RIP Internet: Twitter Users Mourn FCC's Net Neutrality Decision

RIP internet. That was one of the top-trending phrases on Twitter Thursday after the Federal Communications Commission repealed net neutrality in a 3-2 vote. The internet as people know it today might fundamentally change because of the ruling. While some were distraught over the decision, others vowed to continue the fight.

But in typical internet fashion, people responded to the FCC’s move with memes, no matter how they felt.

A large amount of the posts were aimed at Ajit Pai, the chairman of the FCC. And while a majority of people mourned freedom online, Pai denied that the internet was dead.

“It is not going to end the Internet as we know it. It is not going to kill democracy. It is not going to stifle free expression online,” he said Thursday. “If stating these propositions alone doesn’t demonstrate their absurdity, our internet experience before 2015, and our experience tomorrow, once this order passes, will prove them so.”

Pai continued, “So let’s be absolutely clear. Following today’s vote, Americans will still be able to access the websites they want to visit. They will still be able to enjoy the services they want to enjoy. There will still be cops on the beat guarding a free and open Internet. This is the way things were prior to 2015, and this is the way they will be once again.”

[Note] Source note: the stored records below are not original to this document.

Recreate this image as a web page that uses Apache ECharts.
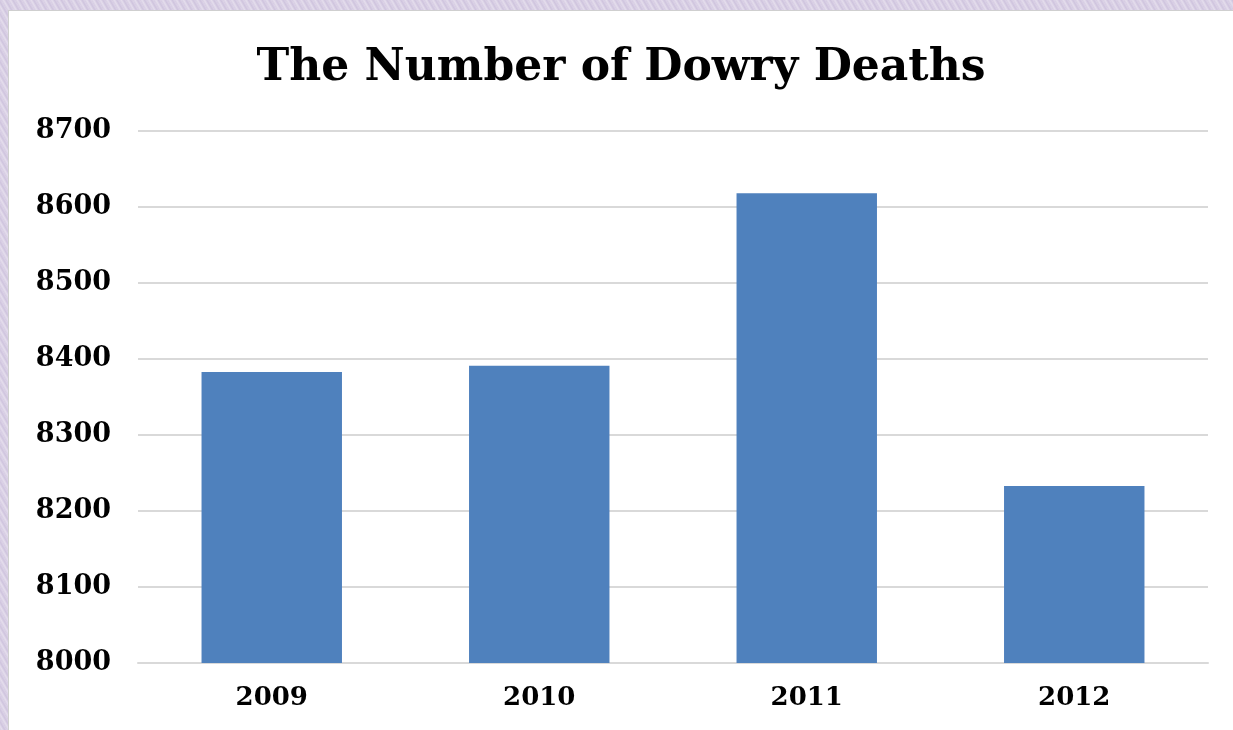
<!DOCTYPE html>
<html>
<head>
<meta charset="utf-8">
<script src="https://cdn.jsdelivr.net/npm/echarts@6/dist/echarts.min.js"></script>
<style>
html,body{margin:0;padding:0;width:1233px;height:730px;overflow:hidden;
  background:repeating-linear-gradient(60deg,#d6cce3 0px,#e4ddec 2px,#cfc4de 4px,#dcd3e7 6px);}
#c{position:absolute;left:8px;top:10px;width:1225px;height:720px;background:#fff;border-left:1px solid #cfcfcf;border-top:1px solid #cfcfcf;box-sizing:border-box;}
</style>
</head>
<body>
<div id="c"></div>
<script>
const categories = ['2009','2010','2011','2012'];
const deaths = [8383, 8391, 8618, 8233];
const yTicks = [8000, 8700, 100];

const chart = echarts.init(document.getElementById('c'));
const font = '"DejaVu Serif", serif';
chart.setOption({
  animation: false,
  title: {
    text: 'The Number of Dowry Deaths',
    left: 'center',
    top: 31,
    textStyle: {fontFamily: font, fontWeight: 'bold', fontSize: 44, color: '#000'}
  },
  grid: {left: 129, right: 25, top: 120, bottom: 67, containLabel: false},
  xAxis: {
    type: 'category',
    data: categories,
    axisLine: {show: true, lineStyle: {color: '#d9d9d9', width: 2}},
    axisTick: {show: false},
    axisLabel: {fontFamily: font, fontWeight: 'bold', fontSize: 26, color: '#000', margin: 22}
  },
  yAxis: {
    type: 'value',
    min: yTicks[0], max: yTicks[1], interval: yTicks[2],
    axisLine: {show: false},
    axisTick: {show: false},
    splitLine: {lineStyle: {color: '#d9d9d9', width: 2}},
    axisLabel: {fontFamily: font, fontWeight: 'bold', fontSize: 27, color: '#000', margin: 27,
      formatter: v => String(v)}
  },
  series: [{
    type: 'bar',
    data: deaths,
    barWidth: '52.5%',
    itemStyle: {color: '#4f81bd'}
  }]
});
</script>
</body>
</html>
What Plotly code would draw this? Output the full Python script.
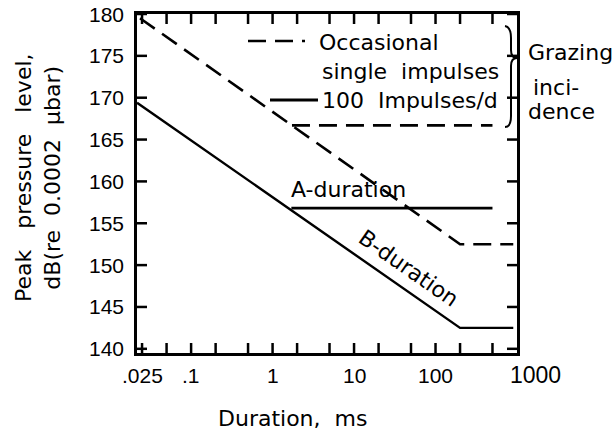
import math
import plotly.graph_objects as go

# ---- data ----
occ_b_x = [0.0236, 200, 900]
occ_b_y = [179.5, 152.5, 152.5]
occ_a_x = [1.73, 500]
occ_a_y = [166.7, 166.7]
imp_b_x = [0.0217, 200, 900]
imp_b_y = [169.4, 142.5, 142.5]
imp_a_x = [1.7, 500]
imp_a_y = [156.8, 156.8]

x_tickvals = [0.025, 0.05, 0.1, 0.2, 0.5, 1, 2, 5, 10, 20, 50, 100, 200, 500]
x_ticktext = [".025", "", ".1", "", "", "1", "", "", "10", "", "", "100", "", ""]
y_tickvals = [140, 145, 150, 155, 160, 165, 170, 175, 180]

W, H = 615, 431
L, R, T, B = 137, 98, 14, 78
PW, PH = W - L - R, H - T - B
XR = [-1.664, 3]
YR = [139.5, 180]

def px(x):
    return (x - L) / PW

def py(y):
    return (H - B - y) / PH

def xfrac(v):
    return (math.log10(v) - XR[0]) / (XR[1] - XR[0])

def yfrac(v):
    return (v - YR[0]) / (YR[1] - YR[0])

DASH = "18px,9px"
TXT = dict(family="DejaVu Sans", size=22, color="black")
TICKF = dict(family="Liberation Sans", size=21, color="black")

fig = go.Figure()
fig.add_trace(go.Scatter(x=occ_b_x, y=occ_b_y, mode="lines",
                         line=dict(color="black", width=2.6, dash=DASH)))
fig.add_trace(go.Scatter(x=occ_a_x, y=occ_a_y, mode="lines",
                         line=dict(color="black", width=2.6, dash=DASH)))
fig.add_trace(go.Scatter(x=imp_b_x, y=imp_b_y, mode="lines",
                         line=dict(color="black", width=2.4)))
fig.add_trace(go.Scatter(x=imp_a_x, y=imp_a_y, mode="lines",
                         line=dict(color="black", width=2.8)))

TLX = 10 / PW   # tick length as a paper fraction (horizontal)
TLY = 10 / PH   # tick length as a paper fraction (vertical)
TICKLINE = dict(color="black", width=2.5)
shapes = []
# inward tick marks on all four sides, placed from the tick value arrays
for v in x_tickvals:
    f = xfrac(v)
    shapes.append(dict(type="line", xref="paper", yref="paper", x0=f, x1=f,
                       y0=0, y1=TLY, line=TICKLINE))
    shapes.append(dict(type="line", xref="paper", yref="paper", x0=f, x1=f,
                       y0=1, y1=1 - TLY, line=TICKLINE))
for v in y_tickvals:
    f = yfrac(v)
    shapes.append(dict(type="line", xref="paper", yref="paper", y0=f, y1=f,
                       x0=0, x1=TLX, line=TICKLINE))
    shapes.append(dict(type="line", xref="paper", yref="paper", y0=f, y1=f,
                       x0=1, x1=1 - TLX, line=TICKLINE))

shapes += [
    dict(type="line", xref="paper", yref="paper", x0=px(248), x1=px(305), y0=py(41), y1=py(41),
         line=dict(color="black", width=2.6, dash=DASH)),
    dict(type="line", xref="paper", yref="paper", x0=px(270), x1=px(318), y0=py(100), y1=py(100),
         line=dict(color="black", width=2.8)),
]
# curly brace
pts = [("M", 505, 26), ("Q", 511, 27, 511, 38), ("L", 511, 50), ("Q", 511, 58, 517, 58),
       ("Q", 511, 58, 511, 66), ("L", 511, 116), ("Q", 511, 127, 505, 127)]
path = ""
for p in pts:
    cmd = p[0]
    coords = p[1:]
    s = []
    for i in range(0, len(coords), 2):
        s.append(f"{px(coords[i]):.5f},{py(coords[i+1]):.5f}")
    path += cmd + " " + " ".join(s) + " "
shapes.append(dict(type="path", xref="paper", yref="paper", path=path.strip(),
                   line=dict(color="black", width=2)))

ann = []
def pann(text, x, y, xanchor="left", font=TXT, angle=0):
    ann.append(dict(text=text, xref="paper", yref="paper", x=px(x), y=py(y),
                    xanchor=xanchor, yanchor="middle", showarrow=False, font=font,
                    textangle=angle))

# tick labels, from the tick arrays
for v, t in zip(x_tickvals, x_ticktext):
    if t:
        ann.append(dict(text=t, xref="x", x=math.log10(v), yref="paper", y=py(375),
                        xanchor="center", yanchor="middle", showarrow=False, font=TICKF))
for v in y_tickvals:
    ann.append(dict(text=str(v), xref="paper", x=px(126), yref="y", y=v,
                    xanchor="right", yanchor="middle", showarrow=False, font=TICKF))

pann("Occasional", 317, 42)
pann("single\u00a0 impulses", 320, 71)
pann("100\u00a0 Impulses/d", 320, 101)
pann("Grazing", 526, 53)
pann("inci-", 531, 88)
pann("dence", 526, 112)
pann("A-duration", 348, 189, xanchor="center")
pann("B-duration", 409, 268, xanchor="center", angle=35)
pann("1000", 535, 375, xanchor="center", font=dict(family="Liberation Sans", size=23, color="black"))
pann("Duration,\u00a0 ms", 292, 418, xanchor="center")
pann("Peak\u00a0\u00a0 pressure\u00a0\u00a0 level,<br>dB(re\u00a0 0.0002\u00a0 \u03bcbar)", 38, 178,
     xanchor="center", angle=-90)

ax_common = dict(ticks="", showline=True, linecolor="black", linewidth=2.5, mirror=True,
                 showgrid=False, zeroline=False, showticklabels=False)

fig.update_layout(
    width=W, height=H, margin=dict(l=L, r=R, t=T, b=B),
    paper_bgcolor="white", plot_bgcolor="white", showlegend=False,
    shapes=shapes, annotations=ann,
    xaxis=dict(type="log", range=XR, **ax_common),
    yaxis=dict(range=YR, **ax_common),
)

fig.write_html("out.html")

Despite Pai’s statement, Reddit CEO Steve Huffman and co-founder Alexis Ohanian denounced the decision.

“Today’s vote is the beginning, not the end. While the fight to preserve net neutrality is going to be longer than we had hoped, this is far from over,” they wrote in a Reddit post, which garnered more than 94,000 upvotes.

“Many of you have asked what comes next. We don’t exactly know yet, but it seems likely that the FCC’s decision will be challenged in court soon, and we would be supportive of that challenge,” the statement read. “It’s also possible that Congress can decide to take up the cause and create strong, enforceable net neutrality rules that aren’t subject to the political winds at the FCC. Nevertheless, this will be a complex process that takes time.”

Redditors flocked to the statement, which amassed 10,000 comments three hours after it was posted. The comments from Reddit’s founders were on the front page of the website, along with a report from The New York Times and TechCrunch.